- What is needed -
Quote every line below exactly as it reads.

● ● ● ● ● ● ●

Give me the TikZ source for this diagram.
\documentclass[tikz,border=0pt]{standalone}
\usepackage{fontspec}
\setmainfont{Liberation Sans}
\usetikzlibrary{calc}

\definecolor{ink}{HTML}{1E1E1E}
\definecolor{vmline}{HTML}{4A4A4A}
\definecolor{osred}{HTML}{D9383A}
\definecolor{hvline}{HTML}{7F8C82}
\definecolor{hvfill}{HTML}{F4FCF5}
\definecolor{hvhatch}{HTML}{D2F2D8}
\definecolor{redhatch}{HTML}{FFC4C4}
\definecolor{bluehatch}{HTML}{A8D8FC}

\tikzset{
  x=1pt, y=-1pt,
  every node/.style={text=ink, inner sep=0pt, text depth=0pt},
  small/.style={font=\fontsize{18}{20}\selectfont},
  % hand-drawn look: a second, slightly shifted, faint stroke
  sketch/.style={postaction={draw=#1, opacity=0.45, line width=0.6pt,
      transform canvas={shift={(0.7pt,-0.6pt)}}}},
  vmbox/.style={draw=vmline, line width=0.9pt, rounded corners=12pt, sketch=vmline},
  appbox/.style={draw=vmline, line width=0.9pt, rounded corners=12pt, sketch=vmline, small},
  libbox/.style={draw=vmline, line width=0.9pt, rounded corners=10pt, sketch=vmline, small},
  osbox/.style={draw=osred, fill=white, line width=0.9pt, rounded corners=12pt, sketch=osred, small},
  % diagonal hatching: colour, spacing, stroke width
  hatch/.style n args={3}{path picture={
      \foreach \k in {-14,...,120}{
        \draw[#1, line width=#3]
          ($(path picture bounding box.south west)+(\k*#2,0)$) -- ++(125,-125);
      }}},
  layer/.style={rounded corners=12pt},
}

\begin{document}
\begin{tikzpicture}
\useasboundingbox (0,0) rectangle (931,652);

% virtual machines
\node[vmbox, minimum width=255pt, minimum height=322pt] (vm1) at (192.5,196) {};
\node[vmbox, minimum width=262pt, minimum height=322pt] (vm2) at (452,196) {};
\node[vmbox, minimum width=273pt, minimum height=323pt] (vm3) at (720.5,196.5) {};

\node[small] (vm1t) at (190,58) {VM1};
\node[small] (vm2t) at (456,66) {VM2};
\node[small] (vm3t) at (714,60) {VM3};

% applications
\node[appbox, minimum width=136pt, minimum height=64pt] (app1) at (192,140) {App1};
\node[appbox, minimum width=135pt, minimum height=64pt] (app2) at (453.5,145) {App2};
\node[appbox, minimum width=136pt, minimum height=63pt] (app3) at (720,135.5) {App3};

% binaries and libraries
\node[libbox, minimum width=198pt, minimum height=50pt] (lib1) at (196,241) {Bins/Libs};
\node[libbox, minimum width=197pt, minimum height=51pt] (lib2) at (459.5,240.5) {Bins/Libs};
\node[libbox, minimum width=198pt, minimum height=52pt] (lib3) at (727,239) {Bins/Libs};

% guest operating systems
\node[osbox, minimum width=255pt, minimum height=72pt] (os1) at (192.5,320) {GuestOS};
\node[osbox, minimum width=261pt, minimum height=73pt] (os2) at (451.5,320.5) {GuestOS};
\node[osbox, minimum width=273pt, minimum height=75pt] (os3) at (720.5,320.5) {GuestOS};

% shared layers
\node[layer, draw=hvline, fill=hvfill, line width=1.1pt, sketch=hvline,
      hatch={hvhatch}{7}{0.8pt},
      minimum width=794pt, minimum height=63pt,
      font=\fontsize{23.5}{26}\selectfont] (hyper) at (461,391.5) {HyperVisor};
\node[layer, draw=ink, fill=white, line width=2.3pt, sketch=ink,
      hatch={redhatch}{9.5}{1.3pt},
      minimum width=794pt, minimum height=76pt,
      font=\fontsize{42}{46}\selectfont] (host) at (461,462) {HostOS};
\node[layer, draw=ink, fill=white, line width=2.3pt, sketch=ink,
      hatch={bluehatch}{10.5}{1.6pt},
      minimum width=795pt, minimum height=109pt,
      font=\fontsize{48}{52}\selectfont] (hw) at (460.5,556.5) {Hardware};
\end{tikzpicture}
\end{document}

● ● ● ● ● ● ●

- Exercise result -
Give me the TikZ source for this diagram.
\documentclass[tikz,border=0pt]{standalone}
\usepackage{fontspec}
\setmainfont{Liberation Sans}
\usetikzlibrary{calc}

\definecolor{ink}{HTML}{1E1E1E}
\definecolor{vmline}{HTML}{4A4A4A}
\definecolor{osred}{HTML}{D9383A}
\definecolor{hvline}{HTML}{7F8C82}
\definecolor{hvfill}{HTML}{F4FCF5}
\definecolor{hvhatch}{HTML}{D2F2D8}
\definecolor{redhatch}{HTML}{FFC4C4}
\definecolor{bluehatch}{HTML}{A8D8FC}

\tikzset{
  x=1pt, y=-1pt,
  every node/.style={text=ink, inner sep=0pt, text depth=0pt},
  small/.style={font=\fontsize{18}{20}\selectfont},
  % hand-drawn look: a second, slightly shifted, faint stroke
  sketch/.style={postaction={draw=#1, opacity=0.45, line width=0.6pt,
      transform canvas={shift={(0.7pt,-0.6pt)}}}},
  vmbox/.style={draw=vmline, line width=0.9pt, rounded corners=12pt, sketch=vmline},
  appbox/.style={draw=vmline, line width=0.9pt, rounded corners=12pt, sketch=vmline, small},
  libbox/.style={draw=vmline, line width=0.9pt, rounded corners=10pt, sketch=vmline, small},
  osbox/.style={draw=osred, fill=white, line width=0.9pt, rounded corners=12pt, sketch=osred, small},
  % diagonal hatching: colour, spacing, stroke width
  hatch/.style n args={3}{path picture={
      \foreach \k in {-14,...,120}{
        \draw[#1, line width=#3]
          ($(path picture bounding box.south west)+(\k*#2,0)$) -- ++(125,-125);
      }}},
  layer/.style={rounded corners=12pt},
}

\begin{document}
\begin{tikzpicture}
\useasboundingbox (0,0) rectangle (931,652);

% virtual machines
\node[vmbox, minimum width=255pt, minimum height=322pt] (vm1) at (192.5,196) {};
\node[vmbox, minimum width=262pt, minimum height=322pt] (vm2) at (452,196) {};
\node[vmbox, minimum width=273pt, minimum height=323pt] (vm3) at (720.5,196.5) {};

\node[small] (vm1t) at (190,58) {VM1};
\node[small] (vm2t) at (456,66) {VM2};
\node[small] (vm3t) at (714,60) {VM3};

% applications
\node[appbox, minimum width=136pt, minimum height=64pt] (app1) at (192,140) {App1};
\node[appbox, minimum width=135pt, minimum height=64pt] (app2) at (453.5,145) {App2};
\node[appbox, minimum width=136pt, minimum height=63pt] (app3) at (720,135.5) {App3};

% binaries and libraries
\node[libbox, minimum width=198pt, minimum height=50pt] (lib1) at (196,241) {Bins/Libs};
\node[libbox, minimum width=197pt, minimum height=51pt] (lib2) at (459.5,240.5) {Bins/Libs};
\node[libbox, minimum width=198pt, minimum height=52pt] (lib3) at (727,239) {Bins/Libs};

% guest operating systems
\node[osbox, minimum width=255pt, minimum height=72pt] (os1) at (192.5,320) {GuestOS};
\node[osbox, minimum width=261pt, minimum height=73pt] (os2) at (451.5,320.5) {GuestOS};
\node[osbox, minimum width=273pt, minimum height=75pt] (os3) at (720.5,320.5) {GuestOS};

% shared layers
\node[layer, draw=hvline, fill=hvfill, line width=1.1pt, sketch=hvline,
      hatch={hvhatch}{7}{0.8pt},
      minimum width=794pt, minimum height=63pt,
      font=\fontsize{23.5}{26}\selectfont] (hyper) at (461,391.5) {HyperVisor};
\node[layer, draw=ink, fill=white, line width=2.3pt, sketch=ink,
      hatch={redhatch}{9.5}{1.3pt},
      minimum width=794pt, minimum height=76pt,
      font=\fontsize{42}{46}\selectfont] (host) at (461,462) {HostOS};
\node[layer, draw=ink, fill=white, line width=2.3pt, sketch=ink,
      hatch={bluehatch}{10.5}{1.6pt},
      minimum width=795pt, minimum height=109pt,
      font=\fontsize{48}{52}\selectfont] (hw) at (460.5,556.5) {Hardware};
\end{tikzpicture}
\end{document}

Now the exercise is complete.